Traces
In some far corner of my mind there was a little echo of poetry that would, at odd moments, faintly sound into my consciousness, not quite discernible. I pulled down some books to find it out. I suspected Feinman for the culprit, and he was, with the first line, or lines, of his poem below. But other resonances seemed involved, entangled, so I pursued them to the next poem, part of poem, and line, which I present here in this post.
Late Light
by Alvin Feinman
Gracious this candid pair of eyes–
I stir my cup, and let
the grain lie liquid.
Outside, the steam that rises
from tracks the gravel cannot hold
has entered a shade of the light.
Light I remember seeing
at a dry enduring stairwell,
an abandoned flight of stairs.
*****
Modern Craft
by Hart Crane
Though I have touched her flesh of moons,
Still she sits gestureless and mute,
Drowning cool pearls in alcohol.
O blameless shyness;– innocence dissolute!
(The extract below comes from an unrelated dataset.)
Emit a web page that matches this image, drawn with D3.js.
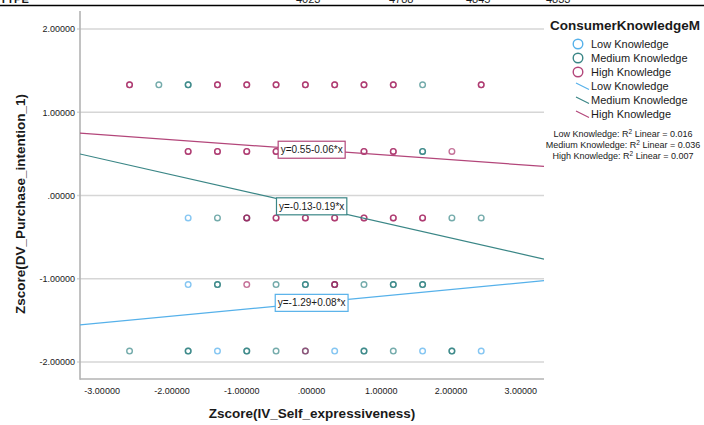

She hazards jet; wears tiger-lilies;–
And bolts herself within a jewelled belt.
Too many palms have grazed her shoulders:
Surely she must have felt.
Ophelia had such eyes; but she
Even, sank in love and choked with flowers.
This burns and is not burnt . . . . My modern love were
Charred at a stake in younger times than ours.
*****
from Hugh Selwyn Mauberley
by Ezra Pound
There died a myriad,
And of the best, among them,
For an old bitch gone in the teeth,
For a botched civilization,
Charm, smiling at the good mouth,
Quick eyes gone under earth’s lid,
For two gross of broken statues,
For a few thousand battered books.
*****
& from The Tempest, repeated in The Waste Land
Those are pearls that were his eyes.